Fer de lance du Printemps arabe, dont il a incarné l’unique espoir pendant dix ans, le Pays du Jasmin vit des heures difficiles sous Kaïs Saïed, qui y règne en maître depuis son « coup de force » de juillet 2021. Brandissant l’article 80 de la Constitution, qui l’autorise « en cas de péril imminent » à « prendre les mesures qu’impose l’état d’exception », le chef d’État tunisien a paralysé le Parlement, démis le chef du gouvernement de ses fonctions et tenté de prendre le contrôle du Parquet.
Par cette décision, le président élu en 2019 a « largement outrepassé ses prérogatives » pour neutraliser tous les contrepouvoirs. Loin de susciter la colère des Tunisiens, le « coup de force » – ou « coup d’État », selon ses détracteurs – a été salué par une foule excédée par l’inertie d’une classe politique qui n’a su répondre à ses aspirations. Un soutien s’est amenuisé à mesure que le pays s’est enfoncé dans la crise. Dans son ouvrage « Tunisie, vers un populisme autoritaire ? », paru en France aux éditions Riveneuve, l’essayiste tunisien Hatem Nafti, auteur notamment « De la Révolution à la restauration » (Riveneuve, 2019) revient sur la décennie révolutionnaire et sur les méthodes populistes de Kaïs Saïed, dont les discours sont parfois un mélange de complotisme et de fausses informations.

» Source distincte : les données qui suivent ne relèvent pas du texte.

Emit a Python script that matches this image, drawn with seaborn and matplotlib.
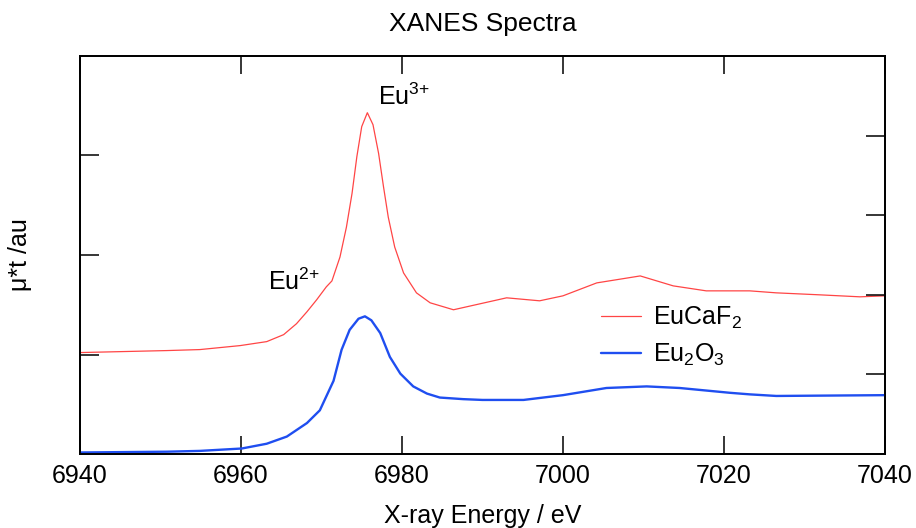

« Si, dans un premier temps, une large partie de l’opinion et de la société civile a applaudi le coup de force de Saïed, ce soutien s’est petit à petit érodé, en particulier auprès des élites, et pour cause. Ce qui ne devait être qu’un électrochoc destiné, comme le dit la Constitution, à « garantir le retour dans les plus brefs délais à un fonctionnement régulier des pouvoirs publics » s’est transformé en une véritable opération tabula rasa », écrit dans l’introduction cet ingénieur de formation né à Tunis en 1984.
EXTRAIT I
Kaïs Saïed sous Ben Ali
Enseignant de droit public, Kais Saïed effectue l’essentiel de sa carrière entre la Faculté de droit de Sousse et la Faculté des sciences juridiques à Tunis. Il ne soutient pas sa thèse de doctorat et confie au journal Al Charaa’ al Magharibi que cet échec l’a marqué. Sans être un proche du régime benaliste, Saïed ne se distingue pas par une farouche opposition. Ainsi, le 12 octobre 1999, dans le cadre des élections législatives et présidentielles, il donne une conférence à l’invitation de l’Association des parlementaires tunisiens. Le 4 décembre 2001, dans une interview donnée au journal Assabah, il soutient la réforme constitutionnelle de 2002, qui supprime la limite du nombre de mandats que peut effectuer le président de la République et accorde au chef de l’État une immunité pénale.